Abstract

In this essay I will explore Gilles Deleuze and Felix Guattari’s notion of becoming-imperceptible and demonstrate how this notion works in Beckett’s texts.1 Deleuze often refers to Beckett’s characters, rethinking them in terms of desiring-production, schizophrenia, the body without organs, becoming and becoming-imperceptible. The Beckettian characters, wandering in the schizophrenic promenades and obsessed with the combinatorial exercises of exhaustion in Deleuze’s writings, function not as a simple example, but as an argument strengthening the contours of a new immanent ontology.
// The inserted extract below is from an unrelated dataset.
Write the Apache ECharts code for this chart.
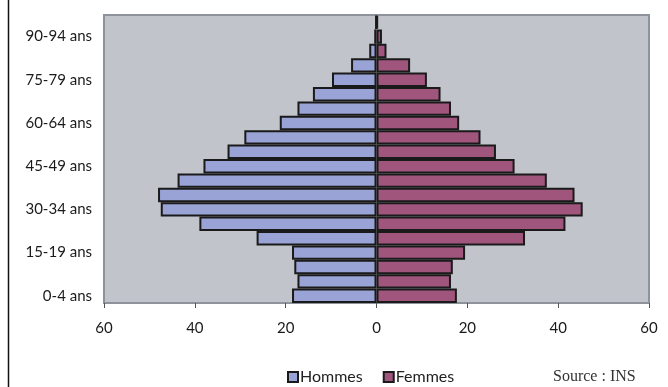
<!DOCTYPE html>
<html>
<head>
<meta charset="utf-8">
<script src="https://cdn.jsdelivr.net/npm/echarts@6/dist/echarts.min.js"></script>
<style>
  html, body { margin: 0; padding: 0; background: #fff; }
  #chart { width: 668px; height: 387px; }
</style>
</head>
<body>
<div id="chart"></div>
<script>
// age groups, bottom to top
const ageGroups = [
  "0-4 ans", "5-9 ans", "10-14 ans", "15-19 ans", "20-24 ans", "25-29 ans",
  "30-34 ans", "35-39 ans", "40-44 ans", "45-49 ans", "50-54 ans", "55-59 ans",
  "60-64 ans", "65-69 ans", "70-74 ans", "75-79 ans", "80-84 ans", "85-89 ans",
  "90-94 ans", "95 ans et +"
];
const hommes = [18.6, 17.4, 18.1, 18.6, 26.4, 39.0, 47.5, 48.1, 43.8, 38.1,
  32.8, 29.1, 21.3, 17.4, 14.0, 9.8, 5.6, 1.6, 0.5, 0.2];
const femmes = [17.7, 16.4, 16.8, 19.5, 32.7, 41.6, 45.4, 43.6, 37.5, 30.4,
  26.3, 22.9, 18.2, 16.4, 14.1, 11.1, 7.4, 2.2, 1.2, 0.3];
const xTicks = [-60, -40, -20, 0, 20, 40, 60];

const labelFont = "Lato, 'Open Sans', sans-serif";
const chart = echarts.init(document.getElementById("chart"));

chart.setOption({
  animation: false,
  grid: {
    left: 104, right: 19, top: 15, bottom: 84,
    show: true,
    backgroundColor: "#C1C4CB",
    borderColor: "#8E939B",
    borderWidth: 2
  },
  legend: {
    bottom: -3,
    left: 282,
    icon: "rect",
    itemWidth: 10,
    itemHeight: 10,
    itemGap: 20,
    textStyle: { fontFamily: labelFont, fontSize: 16, color: "#222", padding: [0, 0, 0, -3] },
    data: ["Hommes", "Femmes"]
  },
  xAxis: {
    type: "value",
    min: xTicks[0],
    max: xTicks[xTicks.length - 1],
    interval: 20,
    splitLine: { show: false },
    axisLine: { show: true, lineStyle: { color: "#8E939B", width: 1 } },
    axisTick: { show: true, length: 5, lineStyle: { color: "#555" } },
    axisLabel: {
      margin: 18,
      fontFamily: labelFont,
      fontSize: 15,
      color: "#1a1a1a",
      formatter: v => Math.abs(v)
    }
  },
  yAxis: {
    type: "category",
    data: ageGroups,
    axisLine: { show: false },
    axisTick: { show: false },
    axisLabel: {
      interval: 2,
      margin: 12,
      fontFamily: labelFont,
      fontSize: 15,
      color: "#1a1a1a"
    }
  },
  series: [
    {
      name: "Hommes",
      type: "bar",
      barGap: "-100%",
      barCategoryGap: "0%",
      data: hommes.map(v => -v),
      itemStyle: { color: "#9AA3D5", borderColor: "#1a1a1a", borderWidth: 2 }
    },
    {
      name: "Femmes",
      type: "bar",
      data: femmes,
      itemStyle: { color: "#A0557C", borderColor: "#1a1a1a", borderWidth: 2 }
    }
  ],
  graphic: [
    {
      type: "line",
      shape: { x1: 8.5, y1: 0, x2: 8.5, y2: 387 },
      style: { stroke: "#111", lineWidth: 1.5 }
    },
    {
      type: "text",
      left: 553,
      top: 369,
      style: {
        text: "Source : INS",
        font: "16px 'Liberation Serif', 'DejaVu Serif', serif",
        fill: "#333"
      }
    }
  ]
});
</script>
</body>
</html>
This new immanent ontology raises the question of life in terms of non-personal and even non-organic power, which, by passing through different intensities and becomings, moves towards becoming-imperceptible. But what is becoming-imperceptible? How can we rid ourselves of ourselves and how can we evade perception and self-perception? To answer these questions we have to define the new immanent ontology and to discuss, in Rosi Braidotti’s terms, ‘the ethics of becoming-imperceptible’ (Braidotti, 2006). The new understanding of life as a nonpersonal and nonorganic power requires the theory of immanent ethics which could redirect our thinking from the question of the individual or person towards the philosophy of the impersonal (Esposito, 2012).